GIVEN REQUEST
Write out the listing from the line with "Clone this chart in seaborn and matplotlib." to the line with "years = list(range(1964, 2017))", both lines included, exactly and nothing beyond. Leave pictures out.

-- START DATA PROVIDED --

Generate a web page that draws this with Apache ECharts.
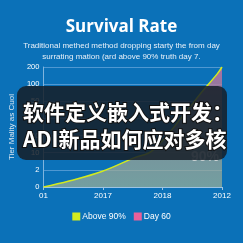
<!DOCTYPE html>
<html><head><meta charset="utf-8">
<script src="https://cdn.jsdelivr.net/npm/echarts@6/dist/echarts.min.js"></script>
<style>html,body{margin:0;padding:0;background:#0b71b8;}#c{width:243px;height:243px;}</style>
</head><body><div id="c"></div>
<script>
const xLabels = ['01', '2017', '2018', '2012'];
const yLabels = ['0', '2', '10', '10', '45', '50', '100', '200'];
const above90 = [[0, 0], [0.43, 0.35], [0.98, 0.9], [1.52, 1.7], [1.84, 2.15], [2.4, 4.4], [2.65, 5.5], [2.92, 6.6], [3, 7]];
const day60 = [[0, 0], [0.43, 0.35], [0.98, 0.9], [1.52, 1.7], [1.84, 2.15], [2.4, 4.4], [2.65, 5.5], [2.92, 6.6], [3, 7]];
const titleText = 'Survival Rate';
const subText = 'Traditional methed method dropping starty the from day\nsurrating mation (ard above 90% truth day 7.';
const yName = 'Tier Mality as Cuol';
const noteLines = ['New aboved', '90%'];
const bannerLines = ['软件定义嵌入式开发：', 'ADI新品如何应对多核'];

const chart = echarts.init(document.getElementById('c'), null, {renderer: 'canvas'});
chart.setOption({
  backgroundColor: '#0b71b8',
  animation: false,
  title: {
    text: titleText, subtext: subText, left: 'center', top: 14, itemGap: 4,
    textStyle: {color: '#fff', fontSize: 17, fontWeight: 'bold', fontFamily: 'Open Sans'},
    subtextStyle: {color: '#e8f0f8', fontSize: 8, lineHeight: 11, fontFamily: 'Liberation Sans', align: 'center'}
  },
  grid: {left: 35, right: 21, top: 67, bottom: 56},
  legend: {
    bottom: 17, left: 'center', itemWidth: 8, itemHeight: 8, itemGap: 8, icon: 'rect',
    textStyle: {color: '#fff', fontSize: 8.5, fontFamily: 'Liberation Sans', padding: [0, 0, 0, -3]},
    data: ['Above 90%', 'Day 60']
  },
  xAxis: {
    type: 'value', min: 0, max: 3, interval: 1,
    axisLine: {lineStyle: {color: '#9cc4e4'}},
    axisTick: {show: true, length: 3, lineStyle: {color: '#9cc4e4'}},
    splitLine: {show: false},
    axisLabel: {color: '#fff', fontSize: 8, margin: 5, fontFamily: 'Liberation Sans', formatter: v => xLabels[v]}
  },
  yAxis: {
    type: 'value', min: 0, max: 7, interval: 1,
    name: yName, nameLocation: 'middle', nameGap: 14, nameRotate: 90,
    nameTextStyle: {color: '#d8e6f2', fontSize: 8, fontFamily: 'Liberation Sans'},
    axisLine: {show: true, lineStyle: {color: '#7fb4de'}},
    axisTick: {show: false},
    splitLine: {lineStyle: {color: '#4f98d2', width: 1}},
    axisLabel: {color: '#fff', fontSize: 7.5, margin: 4, fontFamily: 'Liberation Sans', formatter: v => yLabels[v]}
  },
  series: [
    {
      name: 'Day 60', type: 'line', smooth: 0.4, data: day60, showSymbol: false, z: 1,
      itemStyle: {color: '#e8609a'}, lineStyle: {width: 0, opacity: 0},
      areaStyle: {opacity: 1, color: new echarts.graphic.LinearGradient(0, 0, 0, 1, [
        {offset: 0, color: 'rgba(200,110,160,0.85)'},
        {offset: 0.35, color: 'rgba(150,140,145,0.8)'},
        {offset: 1, color: 'rgba(160,178,150,0.7)'}])}
    },
    {
      name: 'Above 90%', type: 'line', smooth: 0.4, data: above90, showSymbol: false, z: 3,
      itemStyle: {color: '#d2ea1e'}, lineStyle: {width: 1.5, color: '#d2ea1e'}
    }
  ],
  graphic: [
    {type: 'text', z: 50, left: 175, top: 139, style: {text: noteLines[0], fill: 'rgba(220,220,220,0.55)', fontSize: 9, fontFamily: 'Liberation Sans'}},
    {type: 'text', z: 50, left: 191, top: 150, style: {text: noteLines[1], fill: 'rgba(225,225,225,0.75)', fontSize: 14, fontWeight: 'bold', fontFamily: 'Liberation Sans'}},
    {type: 'rect', z: 100, shape: {x: 17, y: 86, width: 210, height: 74, r: 9}, style: {fill: 'rgba(22,30,40,0.86)'}},
    {type: 'text', z: 101, left: 22, top: 101, style: {text: bannerLines[0], fill: '#fff', fontSize: 21, fontWeight: 'bold', fontFamily: 'Noto Sans CJK SC', stroke: '#111', lineWidth: 2}},
    {type: 'text', z: 101, left: 22, top: 128, style: {text: bannerLines[1], fill: '#fff', fontSize: 21, fontWeight: 'bold', fontFamily: 'Noto Sans CJK SC', stroke: '#111', lineWidth: 2}}
  ]
});
</script></body></html>
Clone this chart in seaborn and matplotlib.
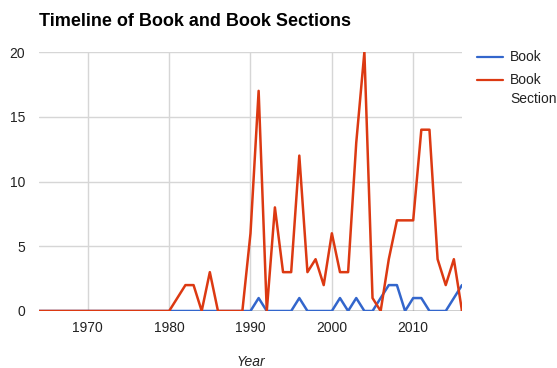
import numpy as np
import pandas as pd
import matplotlib
matplotlib.use("Agg")
import matplotlib.pyplot as plt
from matplotlib.lines import Line2D
import seaborn as sns

years = list(range(1964, 2017))

# counts per year, 1964..2016
book = [0] * 26 + [
    0, 1, 0, 0, 0, 0, 1, 0, 0, 0,   # 1990-1999
    0, 1, 0, 1, 0, 0, 1, 2, 2, 0,   # 2000-2009
    1, 1, 0, 0, 0, 1, 2,            # 2010-2016
]
book_section = [0] * 16 + [
    0, 1, 2, 2, 0, 3, 0, 0, 0, 0,   # 1980-1989
    6, 17, 0, 8, 3, 3, 12, 3, 4, 2, # 1990-1999
    6, 3, 3, 13, 20, 1, 0, 4, 7, 7, # 2000-2009
    7, 14, 14, 4, 2, 4, 0,          # 2010-2016
]

series_names = ["Book", "Book\nSection"]
series_colors = ["#3366cc", "#dc3912"]

df = pd.DataFrame({
    "Year": years * 2,
    "Count": book + book_section,
    "Type": [series_names[0]] * len(years) + [series_names[1]] * len(years),
})

sns.set_theme(style="white")
plt.rcParams["font.family"] = ["Liberation Sans", "DejaVu Sans"]

W, H = 557, 368
fig = plt.figure(figsize=(W / 100, H / 100), dpi=100)
left, right, top, bottom = 39, 462, 52, 311
ax = fig.add_axes([left / W, 1 - bottom / H, (right - left) / W, (bottom - top) / H])

sns.lineplot(data=df, x="Year", y="Count", hue="Type", palette=series_colors,
             linewidth=1.8, ax=ax, legend=False)

ax.set_xlim(1964, 2016)
ax.set_ylim(0, 20)
ax.set_xticks([1970, 1980, 1990, 2000, 2010])
ax.set_yticks([0, 5, 10, 15, 20])
ax.grid(True, color="#d6d6d6", linewidth=1)
ax.set_axisbelow(True)
for s in ax.spines.values():
    s.set_visible(False)
ax.axhline(0, color="#333333", linewidth=1, zorder=1)
ax.tick_params(axis="both", length=0, labelsize=10, colors="#222222")
ax.tick_params(axis="x", pad=7)
ax.tick_params(axis="y", pad=10)
ax.set_xlabel("")
ax.set_ylabel("")

fig.text((left + right) / 2 / W, 1 - 362 / H, "Year", style="italic", fontsize=10,
         color="#222222", ha="center", va="center")
fig.text(left / W, 1 - 21 / H, "Timeline of Book and Book Sections", fontsize=13,
         fontweight="bold", color="#000000", va="center")

# legend on the right: swatch aligned with the first line of each label
legend_rows = [57, 80]
for name, color, row in zip(series_names, series_colors, legend_rows):
    fig.add_artist(Line2D([477 / W, 503 / W], [1 - row / H, 1 - row / H],
                          transform=fig.transFigure, color=color, linewidth=1.6))
    fig.text(510 / W, 1 - (row - 7) / H, name, fontsize=10, color="#222222",
             va="top", ha="left", linespacing=1.45)

fig.savefig("out.png", dpi=100)
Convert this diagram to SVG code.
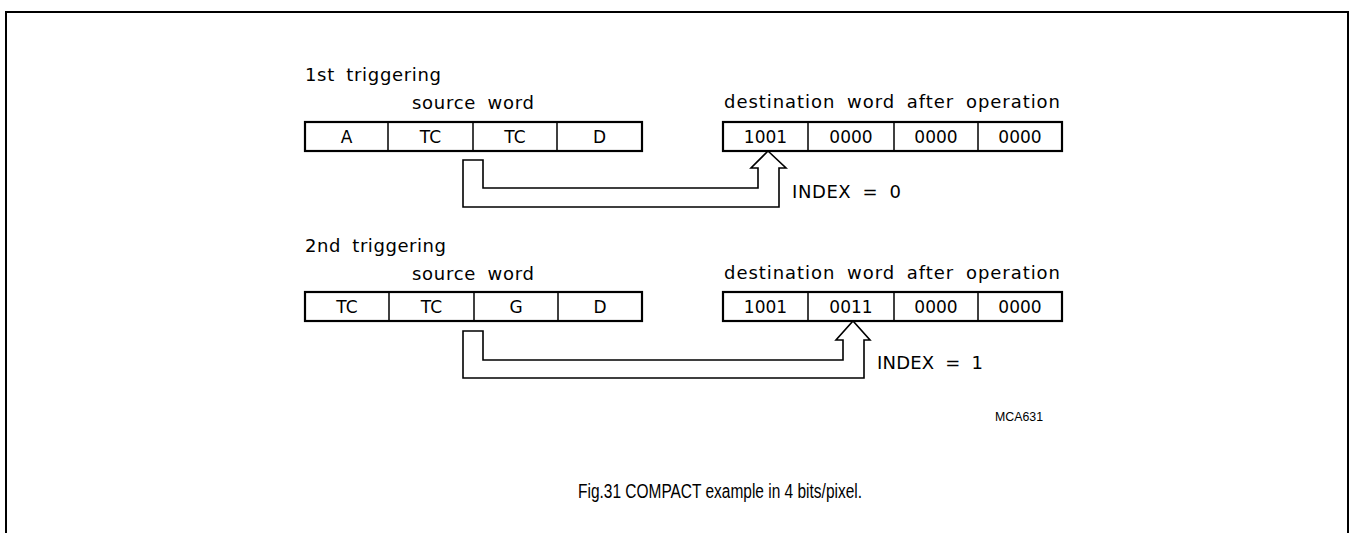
<svg xmlns="http://www.w3.org/2000/svg" width="1353" height="533" viewBox="0 0 1353 533">
<style>
.t{font-family:"DejaVu Sans","Liberation Sans",sans-serif;font-size:18px;fill:#000}
.l{word-spacing:5px}
.c{text-anchor:middle;font-size:17px}
.box{fill:#fff;stroke:#000;stroke-width:2.2}
.div{stroke:#000;stroke-width:1.5}
.arr{fill:none;stroke:#000;stroke-width:1.6;stroke-linejoin:miter}
.frame{fill:none;stroke:#000;stroke-width:2}
.cap{font-family:"Liberation Sans",Arial,sans-serif;fill:#000}
</style>
<rect width="1353" height="533" fill="#fff"/>
<path class="frame" d="M6,533 V12 H1348 V533"/>

<g id="label-1st">
<text class="t l" x="305" y="81" textLength="136" lengthAdjust="spacing">1st triggering</text>
<text class="t l" x="412" y="109" textLength="122" lengthAdjust="spacing">source word</text>
<text class="t l" x="724" y="108" textLength="336" lengthAdjust="spacing">destination word after operation</text>
</g>

<g id="source-word-1">
<rect class="box" x="305" y="122" width="337" height="29"/>
<line class="div" x1="388" y1="122" x2="388" y2="151"/>
<line class="div" x1="473" y1="122" x2="473" y2="151"/>
<line class="div" x1="557" y1="122" x2="557" y2="151"/>
<text class="t c" x="346.5" y="143">A</text>
<text class="t c" x="430.5" y="143">TC</text>
<text class="t c" x="515" y="143">TC</text>
<text class="t c" x="599.5" y="143">D</text>
</g>

<g id="dest-word-1">
<rect class="box" x="723" y="122" width="339" height="29"/>
<line class="div" x1="808" y1="122" x2="808" y2="151"/>
<line class="div" x1="894" y1="122" x2="894" y2="151"/>
<line class="div" x1="978" y1="122" x2="978" y2="151"/>
<text class="t c" x="765.5" y="143">1001</text>
<text class="t c" x="851" y="143">0000</text>
<text class="t c" x="936" y="143">0000</text>
<text class="t c" x="1020" y="143">0000</text>
</g>

<g id="index-0">
<text class="t l" x="792" y="198" textLength="109" lengthAdjust="spacing">INDEX = 0</text>
</g>

<g id="label-2nd">
<text class="t l" x="305" y="252" textLength="141" lengthAdjust="spacing">2nd triggering</text>
<text class="t l" x="412" y="280" textLength="122" lengthAdjust="spacing">source word</text>
<text class="t l" x="724" y="279" textLength="336" lengthAdjust="spacing">destination word after operation</text>
</g>

<g id="source-word-2">
<rect class="box" x="305" y="292" width="337" height="29"/>
<line class="div" x1="389" y1="292" x2="389" y2="321"/>
<line class="div" x1="474" y1="292" x2="474" y2="321"/>
<line class="div" x1="558" y1="292" x2="558" y2="321"/>
<text class="t c" x="347" y="313">TC</text>
<text class="t c" x="431.5" y="313">TC</text>
<text class="t c" x="516" y="313">G</text>
<text class="t c" x="600" y="313">D</text>
</g>

<g id="dest-word-2">
<rect class="box" x="723" y="292" width="339" height="29"/>
<line class="div" x1="808" y1="292" x2="808" y2="321"/>
<line class="div" x1="894" y1="292" x2="894" y2="321"/>
<line class="div" x1="978" y1="292" x2="978" y2="321"/>
<text class="t c" x="765.5" y="313">1001</text>
<text class="t c" x="851" y="313">0011</text>
<text class="t c" x="936" y="313">0000</text>
<text class="t c" x="1020" y="313">0000</text>
</g>

<g id="index-1">
<text class="t l" x="877" y="369" textLength="106" lengthAdjust="spacing">INDEX = 1</text>
</g>

<g id="connectors">
<path class="arr" d="M463,207 V160 H483 V188 H758 V168 H751 L768,151 L786,168 H779 V207 Z"/>
<path class="arr" d="M463,378 V331 H483 V360 H843 V340 H836 L853,321 L870,340 H864 V378 Z"/>
</g>

<g id="ref">
<text class="cap" x="995" y="421" style="font-size:13px" textLength="48" lengthAdjust="spacingAndGlyphs">MCA631</text>
</g>

<g id="caption">
<text class="cap" x="578" y="498" style="font-size:20px" textLength="284" lengthAdjust="spacingAndGlyphs">Fig.31 COMPACT example in 4 bits/pixel.</text>
</g>
</svg>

-- END DATA PROVIDED --

OUTPUT
Clone this chart in seaborn and matplotlib.
import numpy as np
import pandas as pd
import matplotlib
matplotlib.use("Agg")
import matplotlib.pyplot as plt
from matplotlib.lines import Line2D
import seaborn as sns

years = list(range(1964, 2017))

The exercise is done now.